Non-profit agencies such as Appalachian Voices are working to lower the risks of global warming.
“We believe that humans have a large effect on our climate,” J. Benji Burrell, Appalachian Voices program coordinator, said. “We encourage people to watch their level of electricity usage because that effects, greatly, carbon dioxide output.”
Earth is an ecosystem that is constantly changing due, in great measure, to globalization and man.
More carbon dioxide is in the atmosphere than there has been in the past 650,000 years and it remains in the atmosphere holding in heat, according to stopglobalwarming.org.
Appalachian Voices aims to “empower people to defend our region’s rich natural and cultural heritage by providing them with tools and strategies for successful grassroots campaign,” according to Appvoices.org.
“Our projects have three main areas, “ Burrell said. “To eliminate air pollution, stop mountain top removal and restore Appalachian forests.”
Appalachian students can help to stop global warming by volunteering at Appalachian Voices and other non-profits or by taking informative steps in their daily lives to save energy.
Some suggestions provided at stopglobalwarming.org are to use recycled paper, take shorter showers, buy organic and local products, reduce garbage, carpool when accessible, unplug unused electronics and air dry clothes.

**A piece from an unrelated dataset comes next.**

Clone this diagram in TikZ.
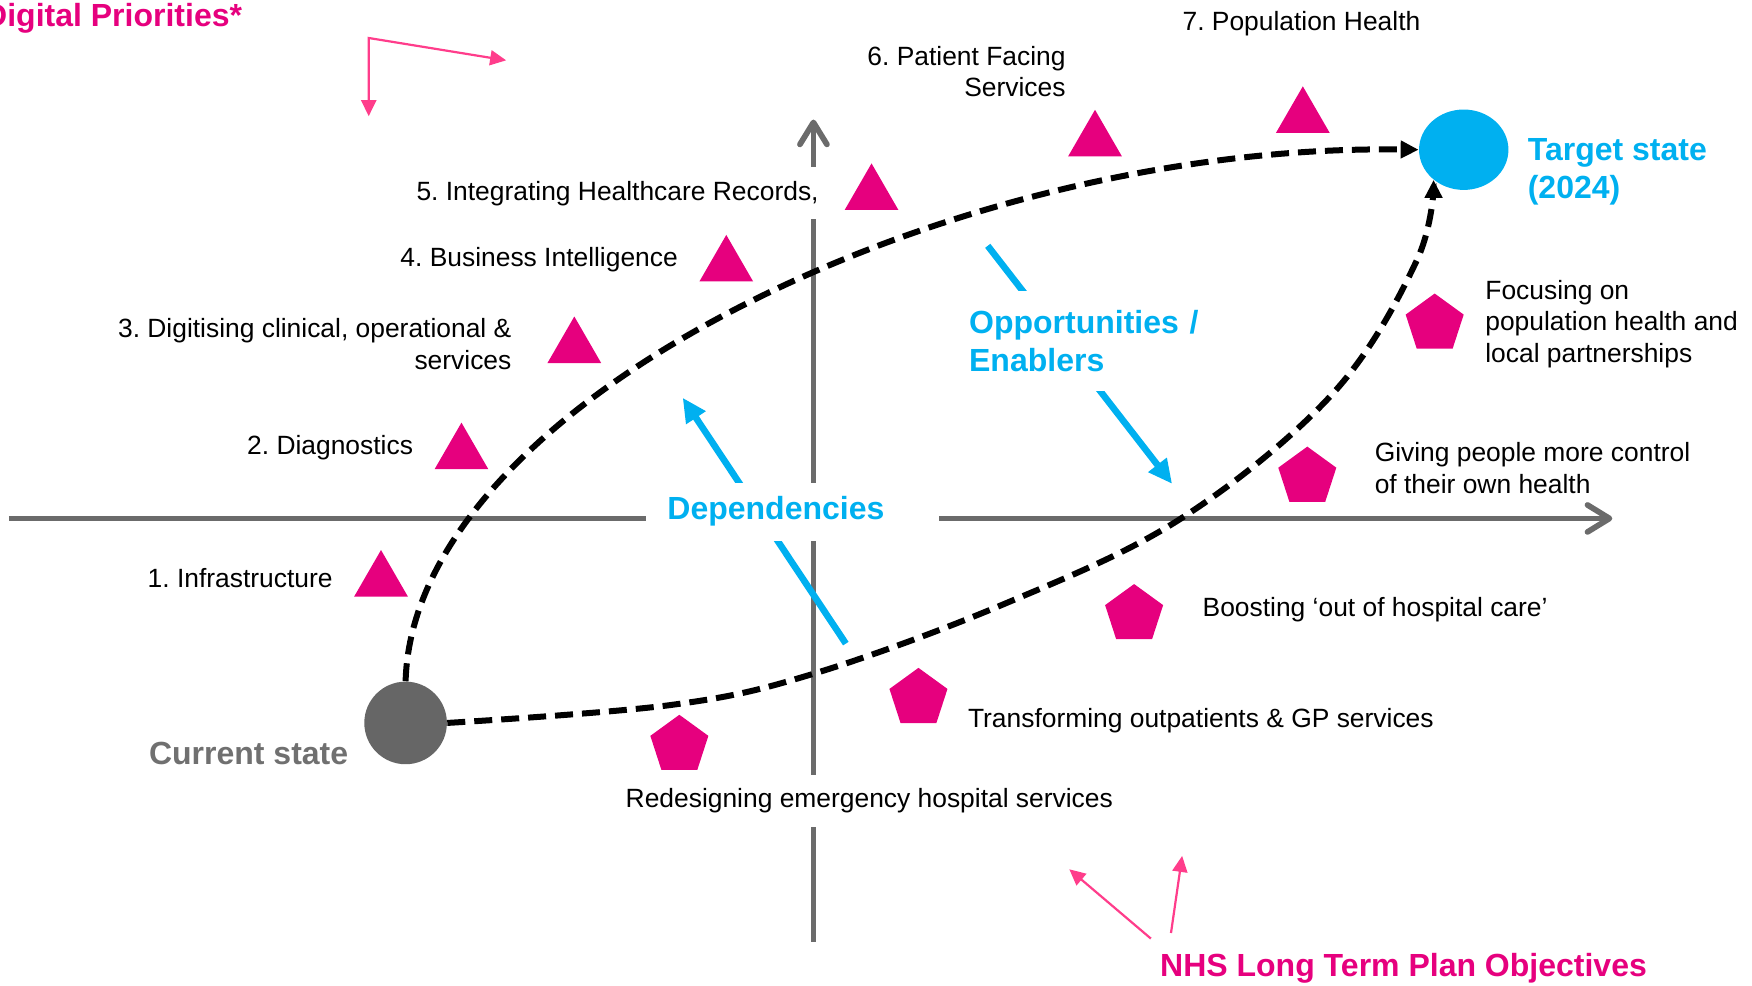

At Appalachian Voices, many volunteer opportunities are available especially in reaction to its campaign against mountain top removal.
“Just in the states adjunct to us, Tennessee, Kentucky, West Virginia, and Virginia, there are very large scale surface coal mines,” Burrell said. “These mines are growing and sometimes 10,000 acres long. Miners are using explosives to blast the tops of the mountains to expose the coal mines and using the coal to sell and burn for electricity.”
After the miners are finished removing the tops of the mountains and getting what they need for profit, they deposit the remainders into local streams, Burrell said.
“There should be a law against mountain top removal,” Burrell said. “We are working to help pass the Clean Water Protection Act, which would outlaw waste material into local streams.”
Efforts to eliminate global warming and mountain top removal, which puts out a large amount of carbon dioxide into the area, are efforts to help protect not only the earth, but also the people living in it.
A study by doctors at Harvard Medical School linked recent U.S. outbreaks of dengue fever, malaria, Hantavirus and other diseases to climate change.
“An Inconvenient Truth” returns to Appalachian’s campus today at I.G. Greer Theatre.
The screening is free and is sponsored by Appalachian Popular Programming Society, Student Government Association, Renewable Energy Initiative, and the Physical Plant. A question and answer session will follow the film.